Hello, today I’m going to introduce you to the Stock Market, also known as the Equity Market or Share Market.


You may not know what the Stock Market is all about, but I will tell you what it is.


The stock market broadly refers to the collection of exchanges and other venues where the buying, selling, and issuance of shares of publicly-held companies take place. This sounds really complicated, but I will explain it to you in a simplified way. Stock Markets are just like supermarkets, a system for buying and selling securities, or stocks and bonds.


Do you know what stocks, bonds and securities are? A stock is a share in the ownership of a company, a bond is an agreement to lend money to a company for a certain amount of time and securities are securities as investments, or ways of possibly earning money.
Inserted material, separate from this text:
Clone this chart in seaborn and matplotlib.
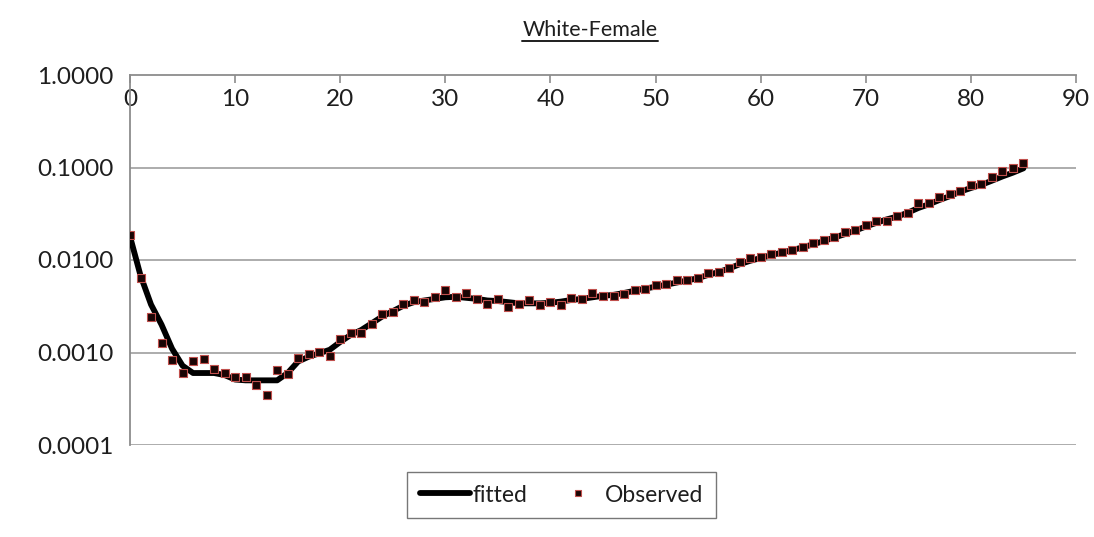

While most businesses are made by small groups of people, when a company “goes public,” its makers decide to sell shares of stock and, in turn, receive money from buyers.


The first modern stock trading was created in Amsterdam when the Dutch East India Company was the first publicly-traded company. To raise capital, the company decided to sell stock and pay dividends of the shares to investors. In 1611, the Amsterdam stock exchange was created.

The Stock Market is not a physical market, it is a collection of all the stock exchanges. Each country has its own special Stock Market, for example New York Stock Exchange (NYSE) and Nasdaq in New York; Shanghai Stock Exchange and Tokyo Stock Exchange (TSE).


When people say that the Stock Market is going up, it means that the price indexes are going up and this is also known as the bull market. Vice versa, the Stock Market going down means price indexes are going down. People describe this downward trend as the bear market, because after the bear stands up, it will eventually need to come down.


Investors make profits from the Share Market by buying at a low price but selling at a high price. Investors that experience crashes can lose money if they sell their stocks at a very low price, instead of waiting for a price rise.